→ DIRECTIONS FOR THIS TASK
No pictures go into the copy. Write out exactly the lines below from the one containing "Generate a Python" through the one containing "fig.savefig('out.png', dpi=100)".

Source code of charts
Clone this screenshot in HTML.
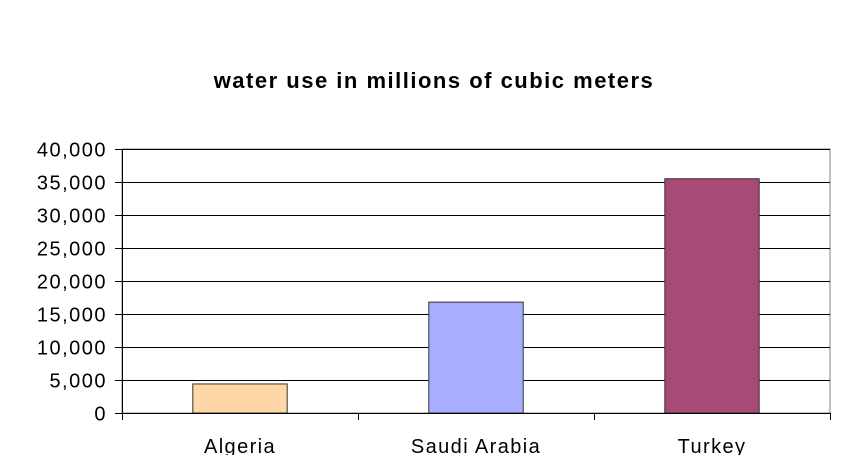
<!DOCTYPE html>
<html><head><meta charset="utf-8"><style>
body{margin:0;background:#fff;}
svg{display:block;font-family:"Liberation Sans",Arial,sans-serif;}
</style></head><body>
<svg id="chart" width="850" height="455" viewBox="0 0 850 455">
<text x="434" y="88" text-anchor="middle" font-size="22" font-weight="bold" letter-spacing="1.5" fill="#000">water use in millions of cubic meters</text>
<g id="grid"></g><g id="bars"></g><g id="axes"></g>
</svg>
<script>
const categories=["Algeria","Saudi Arabia","Turkey"];
const values=[4400,16800,35500];
const colors=["#ffd7a6","#a9adff","#a84a76"];
const yTicks=[0,5000,10000,15000,20000,25000,30000,35000,40000];
const yTickLabels=["0","5,000","10,000","15,000","20,000","25,000","30,000","35,000","40,000"];
const NS="http://www.w3.org/2000/svg";
const L=122,R=830,T=149,B=413,yMax=40000;
const y=v=>B-(v/yMax)*(B-T);
const band=(R-L)/categories.length;
const x=i=>L+band*i;
function mk(tag,attrs,parent){const e=document.createElementNS(NS,tag);for(const k in attrs)e.setAttribute(k,attrs[k]);document.getElementById(parent).appendChild(e);return e;}
let pb=mk('rect',{x:L,y:T,width:R-L,height:B-T,fill:'none',stroke:'#808080','stroke-width':1},'grid');


yTicks.forEach((t,i)=>{
 const yy=Math.round(y(t))+0.5;
 let g=mk('line',{x1:L,x2:R,y1:yy,y2:yy,stroke:'#000','stroke-width':1},'grid');
 
 
 let tk=mk('line',{x1:L-7,x2:L,y1:yy,y2:yy,stroke:'#000'},'axes');
 
 
 let tx=mk('text',{x:L-15,y:yy+7,'text-anchor':'end','font-size':20,'letter-spacing':1.5,fill:'#000'},'axes');
 tx.textContent=yTickLabels[i];
 
 
});
values.forEach((v,i)=>{
 const w=band*0.4, bx=x(i)+band/2-w/2;
 let b=mk('rect',{x:bx,y:y(v),width:w,height:B-y(v),fill:colors[i],stroke:'#333','stroke-width':1},'bars');
 
 
 let t=mk('text',{x:x(i)+band/2,y:453,'text-anchor':'middle','font-size':20,'letter-spacing':1.4,fill:'#000'},'axes');
 t.textContent=categories[i];
 
 
});
for(let i=0;i<=categories.length;i++){
 const xx=Math.round(x(i))+0.5;
 let tk=mk('line',{x1:xx,x2:xx,y1:B,y2:B+7,stroke:'#000'},'axes');
 
 
}
let ya=mk('line',{x1:L+0.5,x2:L+0.5,y1:T,y2:B+7,stroke:'#000'},'axes');


let xa=mk('line',{x1:L,x2:R,y1:B+0.5,y2:B+0.5,stroke:'#000'},'axes');


</script>
</body></html>
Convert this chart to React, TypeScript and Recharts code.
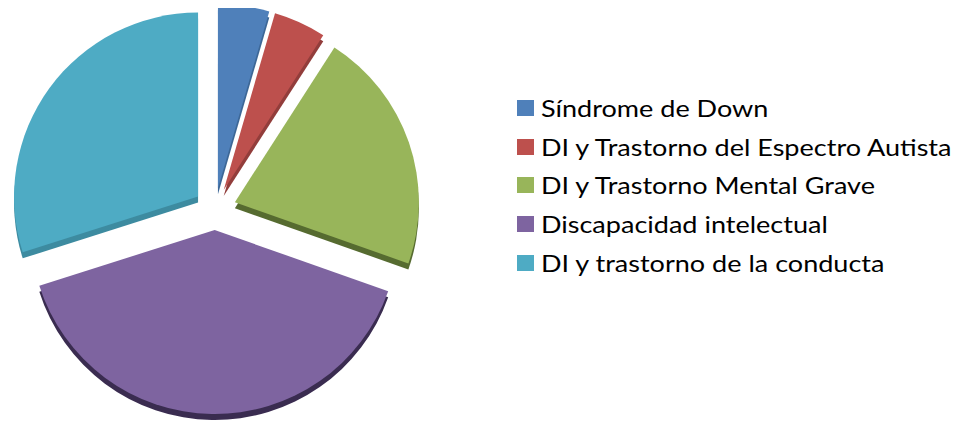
import React from 'react';
import { PieChart, Pie, Cell, Sector, Legend } from 'recharts';

const categories = [
  'Síndrome de Down',
  'DI y Trastorno del Espectro Autista',
  'DI y Trastorno Mental Grave',
  'Discapacidad intelectual',
  'DI y trastorno de la conducta',
];
const values = [4.5, 4.6, 21.3, 39.7, 29.9];
const colors = ['#4f80ba', '#bd504d', '#98b55a', '#7e64a0', '#4eabc4'];
const sideColors = ['#3d6796', '#923d3b', '#566b30', '#3a2c50', '#3d8ba0'];

const data = categories.map((name, i) => ({ name, value: values[i] }));

const RAD = Math.PI / 180;
const EXPLODE = 21;

// push every slice outward along its mid angle
const explodedSlice = (props: any) => {
  const { cx, cy, midAngle, innerRadius, outerRadius, startAngle, endAngle, fill } = props;
  const dx = Math.cos(-midAngle * RAD) * EXPLODE;
  const dy = Math.sin(-midAngle * RAD) * EXPLODE;
  return (
    <Sector
      cx={cx + dx}
      cy={cy + dy}
      innerRadius={innerRadius}
      outerRadius={outerRadius}
      startAngle={startAngle}
      endAngle={endAngle}
      fill={fill}
      stroke="none"
    />
  );
};

// legend keeps the series order of the data, not the sorted payload
const renderLegend = () => (
  <div style={{ fontFamily: 'Lato, sans-serif', fontSize: 23, color: '#000' }}>
    {categories.map((name, i) => (
      <div key={name} style={{ display: 'flex', alignItems: 'center', height: 38.8 }}>
        <span style={{ width: 17, height: 16, background: colors[i], marginRight: 7, flexShrink: 0 }} />
        <span style={{ display: 'inline-block', whiteSpace: 'nowrap', transform: 'scaleX(1.175)', transformOrigin: 'left center' }}>
          {name}
        </span>
      </div>
    ))}
  </div>
);

export default function App() {
  return (
    <PieChart width={952} height={417} margin={{ top: 0, right: 0, bottom: 0, left: 0 }}>
      {/* darker copy underneath gives the 3D rim */}
      <Pie
        data={data}
        dataKey="value"
        nameKey="name"
        cx={207}
        cy={207}
        outerRadius={184}
        startAngle={90}
        endAngle={-270}
        legendType="none"
        shape={explodedSlice}
        isAnimationActive={false}
      >
        {data.map((d, i) => (
          <Cell key={d.name} fill={sideColors[i]} />
        ))}
      </Pie>
      <Pie
        data={data}
        dataKey="value"
        nameKey="name"
        cx={207}
        cy={201}
        outerRadius={184}
        startAngle={90}
        endAngle={-270}
        legendType="square"
        shape={explodedSlice}
        isAnimationActive={false}
      >
        {data.map((d, i) => (
          <Cell key={d.name} fill={colors[i]} />
        ))}
      </Pie>
      <Legend
        layout="horizontal"
        verticalAlign="middle"
        align="center"
        content={renderLegend}
        wrapperStyle={{ left: 509, top: 80.5, width: 445 }}
      />
    </PieChart>
  );
}
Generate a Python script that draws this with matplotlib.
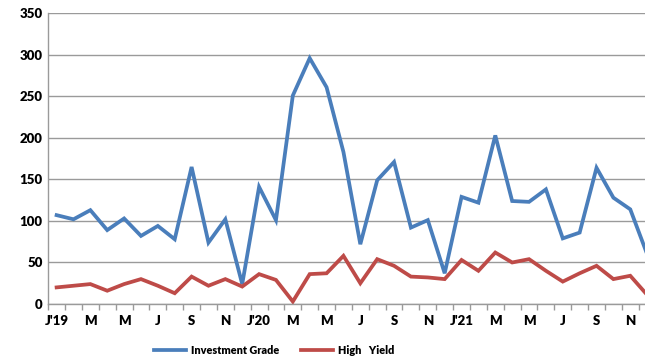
import matplotlib
matplotlib.use("Agg")
import matplotlib.pyplot as plt
import numpy as np

months = ["J'19","F","M","A","M","J","J","A","S","O","N","D",
          "J'20","F","M","A","M","J","J","A","S","O","N","D",
          "J'21","F","M","A","M","J","J","A","S","O","N","D"]
investment_grade = [107,102,113,89,103,82,94,78,165,74,102,24,
                    141,101,251,296,261,183,72,149,171,92,101,37,
                    129,122,203,124,123,138,79,86,164,128,114,60]
high_yield = [20,22,24,16,24,30,22,13,33,22,30,21,
              36,29,3,36,37,58,25,54,46,33,32,30,
              53,40,62,50,54,40,27,37,46,30,34,11]
y_ticks = [0,50,100,150,200,250,300,350]

plt.rcParams['font.family'] = ['Lato', 'DejaVu Sans']

fig = plt.figure(figsize=(6.45,3.58), dpi=100)
ax = fig.add_axes([0.0747, 0.1508, 0.9417, 0.812])
x = np.arange(len(months))
blue = '#4A7EBB'
red = '#BE4B48'
ax.plot(x, investment_grade, color=blue, lw=2.7, label='Investment Grade', solid_joinstyle='miter')
ax.plot(x, high_yield, color=red, lw=2.7, label='High   Yield', solid_joinstyle='miter')

ax.set_xlim(-0.5, 35.5)
ax.set_ylim(0, 350)
ax.set_yticks(y_ticks)
ax.set_yticklabels([str(v) for v in y_ticks], fontsize=9.5, fontweight='heavy')
ax.yaxis.grid(True, color='#9a9a9a', lw=1)
ax.set_axisbelow(True)
ax.tick_params(axis='y', length=0, pad=4)

major = x[::2]
ax.set_xticks(major)
ax.set_xticklabels([months[i] for i in major], fontsize=9.5, fontweight='heavy')
ax.set_xticks(np.arange(-0.5, 36, 1), minor=True)
ax.tick_params(axis='x', which='major', length=0, pad=8)
ax.tick_params(axis='x', which='minor', length=4, color='#9a9a9a', width=1)

for s in ['top','right']:
    ax.spines[s].set_visible(False)
for s in ['left','bottom']:
    ax.spines[s].set_color('#9a9a9a')
    ax.spines[s].set_linewidth(1)

fig.legend(loc='center', bbox_to_anchor=(0.425, 0.022), ncol=2, frameon=False,
           prop={'size':7.8, 'weight':'heavy'}, handlelength=2.95, columnspacing=2.0,
           handletextpad=0.45)

fig.savefig('out.png', dpi=100)
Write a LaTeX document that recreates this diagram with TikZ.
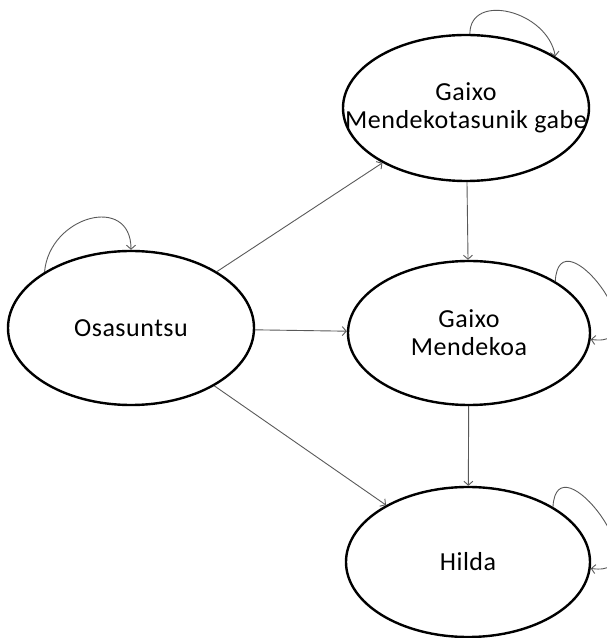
\documentclass[tikz,border=0pt]{standalone}
\usepackage{fontspec}
\setmainfont{Carlito}[LetterSpace=2]
\usetikzlibrary{shapes.geometric,arrows.meta}

\tikzset{
  state/.style={ellipse, draw=black, line width=2.4pt, inner sep=0pt},
  statetext/.style={align=center, font=\fontsize{26}{28}\selectfont},
  trans/.style={draw=black!65, line width=0.9pt, -{Straight Barb[length=4pt,width=9pt]}},
}

\begin{document}
\begin{tikzpicture}[x=1pt,y=1pt]
    \useasboundingbox (0,0) rectangle (607,638);
    % states
    \node[state, minimum width=246pt, minimum height=154pt,
      label={[statetext, name=osatxt]center:Osasuntsu}] (osa) at (131,310) {};
    \node[state, minimum width=246pt, minimum height=146pt,
      label={[statetext, name=gmgtxt]center:Gaixo\\Mendekotasunik gabe}] (gmg) at (466,530) {};
    \node[state, minimum width=242pt, minimum height=144pt,
      label={[statetext, name=gmtxt]center:Gaixo\\Mendekoa}] (gm) at (469,305) {};
    \node[state, minimum width=244pt, minimum height=150pt,
      label={[statetext, name=hiltxt]center:Hilda}] (hil) at (468,76) {};
    % transitions
    \draw[trans] (osa) -- (gmg);
    \draw[trans] (osa) -- (gm);
    \draw[trans] (osa) -- (hil);
    \draw[trans] (gmg) -- (gm);
    \draw[trans] (gm) -- (hil);
    % self loops
    \draw[trans] (osa.147) .. controls +(5,56) and +(0,56) .. (osa.90);
    \draw[trans] (gmg.87) .. controls +(0,42) and +(-8,46) .. (gmg.30);
    \draw[trans] (gm.31) .. controls +(4,70) and +(72,-10) .. (gm.-3);
    \draw[trans] (hil.33) .. controls +(4,70) and +(72,-10) .. (hil.-3);
\end{tikzpicture}
\end{document}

→ THE SOLUTION
Generate a Python script that draws this with matplotlib.
import matplotlib
matplotlib.use("Agg")
import matplotlib.pyplot as plt
import numpy as np

months = ["J'19","F","M","A","M","J","J","A","S","O","N","D",
          "J'20","F","M","A","M","J","J","A","S","O","N","D",
          "J'21","F","M","A","M","J","J","A","S","O","N","D"]
investment_grade = [107,102,113,89,103,82,94,78,165,74,102,24,
                    141,101,251,296,261,183,72,149,171,92,101,37,
                    129,122,203,124,123,138,79,86,164,128,114,60]
high_yield = [20,22,24,16,24,30,22,13,33,22,30,21,
              36,29,3,36,37,58,25,54,46,33,32,30,
              53,40,62,50,54,40,27,37,46,30,34,11]
y_ticks = [0,50,100,150,200,250,300,350]

plt.rcParams['font.family'] = ['Lato', 'DejaVu Sans']

fig = plt.figure(figsize=(6.45,3.58), dpi=100)
ax = fig.add_axes([0.0747, 0.1508, 0.9417, 0.812])
x = np.arange(len(months))
blue = '#4A7EBB'
red = '#BE4B48'
ax.plot(x, investment_grade, color=blue, lw=2.7, label='Investment Grade', solid_joinstyle='miter')
ax.plot(x, high_yield, color=red, lw=2.7, label='High   Yield', solid_joinstyle='miter')

ax.set_xlim(-0.5, 35.5)
ax.set_ylim(0, 350)
ax.set_yticks(y_ticks)
ax.set_yticklabels([str(v) for v in y_ticks], fontsize=9.5, fontweight='heavy')
ax.yaxis.grid(True, color='#9a9a9a', lw=1)
ax.set_axisbelow(True)
ax.tick_params(axis='y', length=0, pad=4)

major = x[::2]
ax.set_xticks(major)
ax.set_xticklabels([months[i] for i in major], fontsize=9.5, fontweight='heavy')
ax.set_xticks(np.arange(-0.5, 36, 1), minor=True)
ax.tick_params(axis='x', which='major', length=0, pad=8)
ax.tick_params(axis='x', which='minor', length=4, color='#9a9a9a', width=1)

for s in ['top','right']:
    ax.spines[s].set_visible(False)
for s in ['left','bottom']:
    ax.spines[s].set_color('#9a9a9a')
    ax.spines[s].set_linewidth(1)

fig.legend(loc='center', bbox_to_anchor=(0.425, 0.022), ncol=2, frameon=False,
           prop={'size':7.8, 'weight':'heavy'}, handlelength=2.95, columnspacing=2.0,
           handletextpad=0.45)

fig.savefig('out.png', dpi=100)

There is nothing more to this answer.